Let me be clear, I condemn any forcible deprogramming. It is a blatant violation of human rights and has no place in democratic societies. Religious abuse should not be met with anti-religious abuse. If anything, such crimes will reinforce the beliefs of the victims. It also contributes to narratives in these groups that any criticism towards them is “persecution,” which can obscure the genuine critiques of critics and ex-members. The average Moonie is just as much as victim of exploitation as the ex-Moonie. People who engage in such kidnapping practices should be held accountable to the furthest extent of the law. Ex-member and UC expert Steve Hassan, told Fefferman the following, “I think that any approach to help cult members should be one of love, compassion, and positive communication, not force. Otherwise, kidnapping or involuntary detention will invariably be traumatic.”

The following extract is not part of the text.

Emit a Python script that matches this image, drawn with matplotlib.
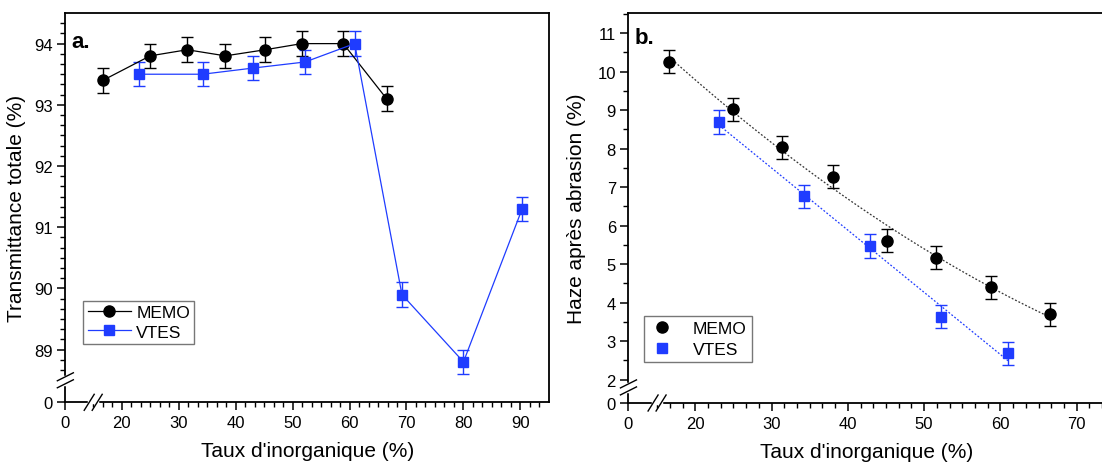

Furthermore, some are concerned that the effort to deprive the UC of its tax-exemption and religious person status could inspire bigotry. President of the Shingetsu News Agency, Michael Penn, who has criticized the UC’s activities in Japan, warned against this:

Now that many of the facts have finally come to public light, the proper policy approach is not to crush the Church and to drive its followers underground, hotly pursued by an outraged mob carrying clubs and torches. Rather, what is needed is to investigate and regulate the Church’s activities in the manner which should happened decades ago.”

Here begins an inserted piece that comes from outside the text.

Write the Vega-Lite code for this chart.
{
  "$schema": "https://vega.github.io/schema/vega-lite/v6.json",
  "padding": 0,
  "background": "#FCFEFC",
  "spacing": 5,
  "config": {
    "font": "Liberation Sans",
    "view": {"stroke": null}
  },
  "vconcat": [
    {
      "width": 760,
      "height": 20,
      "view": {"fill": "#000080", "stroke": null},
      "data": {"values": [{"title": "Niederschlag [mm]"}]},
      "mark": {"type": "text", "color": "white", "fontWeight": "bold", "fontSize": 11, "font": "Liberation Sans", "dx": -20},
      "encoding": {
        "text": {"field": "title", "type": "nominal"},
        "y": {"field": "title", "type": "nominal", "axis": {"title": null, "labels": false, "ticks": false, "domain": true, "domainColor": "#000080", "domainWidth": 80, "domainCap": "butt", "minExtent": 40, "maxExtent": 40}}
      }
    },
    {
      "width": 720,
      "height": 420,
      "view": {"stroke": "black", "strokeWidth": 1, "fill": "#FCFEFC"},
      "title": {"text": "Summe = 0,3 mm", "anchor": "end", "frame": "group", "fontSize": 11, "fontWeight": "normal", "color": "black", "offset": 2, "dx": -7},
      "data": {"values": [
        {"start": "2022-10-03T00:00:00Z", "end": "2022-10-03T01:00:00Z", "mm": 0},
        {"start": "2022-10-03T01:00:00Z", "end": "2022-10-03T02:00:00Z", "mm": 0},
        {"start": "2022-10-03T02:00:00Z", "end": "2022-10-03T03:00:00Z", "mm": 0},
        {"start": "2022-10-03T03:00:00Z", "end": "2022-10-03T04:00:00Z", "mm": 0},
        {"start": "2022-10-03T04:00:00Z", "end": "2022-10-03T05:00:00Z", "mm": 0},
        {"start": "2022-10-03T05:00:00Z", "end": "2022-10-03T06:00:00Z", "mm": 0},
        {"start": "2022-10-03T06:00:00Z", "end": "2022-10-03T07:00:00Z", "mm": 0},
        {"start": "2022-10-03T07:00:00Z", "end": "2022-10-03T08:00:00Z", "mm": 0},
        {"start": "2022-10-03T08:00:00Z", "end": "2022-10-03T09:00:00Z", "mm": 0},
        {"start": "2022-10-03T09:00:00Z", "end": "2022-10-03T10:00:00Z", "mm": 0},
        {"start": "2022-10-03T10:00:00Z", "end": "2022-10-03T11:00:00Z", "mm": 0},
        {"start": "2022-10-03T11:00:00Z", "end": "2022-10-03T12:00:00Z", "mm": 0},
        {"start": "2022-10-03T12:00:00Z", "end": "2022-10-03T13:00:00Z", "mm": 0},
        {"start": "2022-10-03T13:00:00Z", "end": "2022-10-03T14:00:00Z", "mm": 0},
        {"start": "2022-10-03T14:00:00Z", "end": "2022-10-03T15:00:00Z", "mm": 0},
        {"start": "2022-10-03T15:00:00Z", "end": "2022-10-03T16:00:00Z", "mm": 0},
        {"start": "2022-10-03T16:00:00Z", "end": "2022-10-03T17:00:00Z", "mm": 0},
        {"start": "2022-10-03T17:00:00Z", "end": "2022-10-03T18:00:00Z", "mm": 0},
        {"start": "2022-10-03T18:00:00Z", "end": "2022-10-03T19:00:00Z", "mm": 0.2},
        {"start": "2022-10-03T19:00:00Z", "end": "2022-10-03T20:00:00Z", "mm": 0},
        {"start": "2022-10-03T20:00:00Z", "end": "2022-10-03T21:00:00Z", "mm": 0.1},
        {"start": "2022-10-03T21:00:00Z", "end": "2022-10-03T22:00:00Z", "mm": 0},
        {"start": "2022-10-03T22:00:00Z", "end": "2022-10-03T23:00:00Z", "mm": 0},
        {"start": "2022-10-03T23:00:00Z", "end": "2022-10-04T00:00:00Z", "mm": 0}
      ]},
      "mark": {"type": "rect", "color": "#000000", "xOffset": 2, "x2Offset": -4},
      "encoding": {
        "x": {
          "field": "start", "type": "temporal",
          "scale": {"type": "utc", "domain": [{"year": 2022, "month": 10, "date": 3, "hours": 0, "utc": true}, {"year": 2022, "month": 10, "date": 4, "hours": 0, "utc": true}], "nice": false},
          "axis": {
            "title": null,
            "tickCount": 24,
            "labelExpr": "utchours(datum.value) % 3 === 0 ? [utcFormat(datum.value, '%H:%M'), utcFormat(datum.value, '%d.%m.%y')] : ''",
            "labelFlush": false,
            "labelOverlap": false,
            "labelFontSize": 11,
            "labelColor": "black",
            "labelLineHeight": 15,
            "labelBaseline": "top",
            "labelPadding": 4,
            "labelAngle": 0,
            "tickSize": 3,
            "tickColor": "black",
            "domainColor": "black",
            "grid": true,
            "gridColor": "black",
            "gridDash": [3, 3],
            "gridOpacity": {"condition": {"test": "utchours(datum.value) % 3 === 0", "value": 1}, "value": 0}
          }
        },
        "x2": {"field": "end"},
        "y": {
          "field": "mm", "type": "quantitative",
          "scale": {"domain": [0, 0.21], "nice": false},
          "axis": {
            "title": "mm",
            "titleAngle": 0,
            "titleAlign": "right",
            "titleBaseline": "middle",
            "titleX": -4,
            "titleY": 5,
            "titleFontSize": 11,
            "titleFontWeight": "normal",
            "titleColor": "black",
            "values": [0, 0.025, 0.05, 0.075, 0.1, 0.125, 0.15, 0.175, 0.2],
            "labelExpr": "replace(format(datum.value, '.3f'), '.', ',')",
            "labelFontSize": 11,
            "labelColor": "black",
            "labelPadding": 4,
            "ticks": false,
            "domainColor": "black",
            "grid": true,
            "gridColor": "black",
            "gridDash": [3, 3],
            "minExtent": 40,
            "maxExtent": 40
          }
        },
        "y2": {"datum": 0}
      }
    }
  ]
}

Levi McLaughlin, an expert on religion and politics in Japan from North Carolina State University, is also concerned that criticism of the UC, if not done with care, could lead to the persecution of Korean minorities,

The murder of Japan’s most powerful politician poses the risk of a moral panic that may spell danger for some of the country’s least powerful and most marginalized residents: ethnic minorities and members of minority religions. There are worrisome precedents for how events may transpire, given the connection of Abe’s assassination to a Korean religion. Relations between Japan and Korea have long been icy, at best. This is a trend driven in part by racism mobilized online, through broadcast media, and in Japan’s streets by far-right activists. Animosity against a Korea-based church poses a corollary danger to the hundreds of thousands of people of Korean descent who live in Japan; on July 8th, the South Korean consulate in Fukuoka tweeted a caution about the possibility of hate crimes. Anger directed toward the Unification Church may amplify targeting of Korean people and establishments, which persists as an incipient threat in Japan.”

To Penn’s concerns, let me reiterate that the dissolution order would only affect the UC’s legal status as a religion and its tax exemption. The UC could still exist in Japan and its members would still be free to worship as they pleased. While potentially concerning, this hardly amounts to crushing the UC with clubs and torches.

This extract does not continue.